What goalie Craig Anderson sees from Phaneuf is not only toughness in front of the net, which he quite appreciates, but a consistency in character.

“The great thing about Dion is that play good, play bad, it doesn’t change his behaviour or his attitude. That’s very good for young guys to see,” Anderson says. “There’s gonna be ups and downs throughout games, throughout the season, and even right now, in the playoffs, the emotions get high and low, and he’s just steady Eddie back there.

“Nothing seems to phase him. that’s a really good quality that he brings around the room for us.”

Down a game, Phaneuf has been here before, and he’s far from panicking about the slight hole the Senators find themselves in, or how important Saturday’s Game 2 is.

“There’s not a lot of time to sit and dwell on things,” Phaneuf says. “We’ve gotta tighten up our game for the final 20 minutes and make sure that — it might sound cliché – but we have to play for 60 [minutes]. We just did some uncharacteristic things that when we have success we don’t do.”

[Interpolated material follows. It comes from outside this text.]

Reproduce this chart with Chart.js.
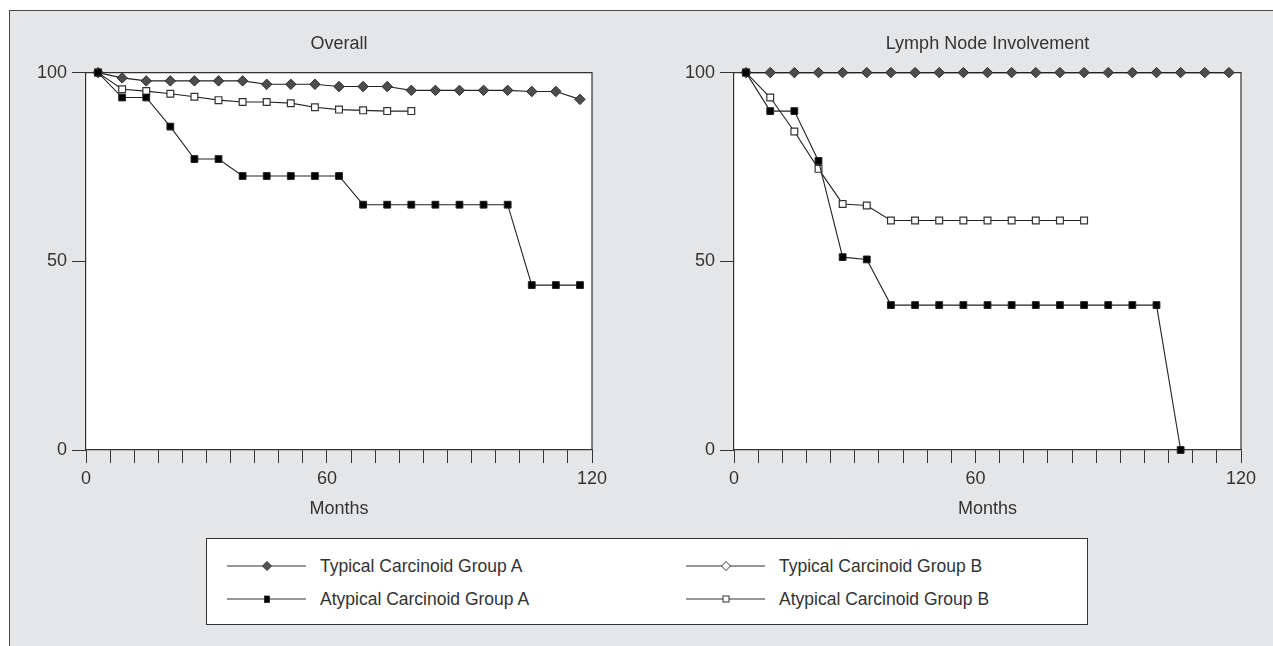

He then runs through a list of things the Senators have to do, including pushing forward offensively, and limiting turnovers that cost them the game on Wednesday. “We will do that,” he says, simply.

“It’s very important to come back to the rink every day with a fresh attitude and a new opportunity of the next game.

“We obviously are where we’re at, down one, and we’ve gotta learn from [Game 1]. But it’s a new day and that’s what the playoffs are about—it’s about moving forward.”

For the veteran on Ottawa’s point, the hope is it’s also about moving forward to Round 2, for the first time.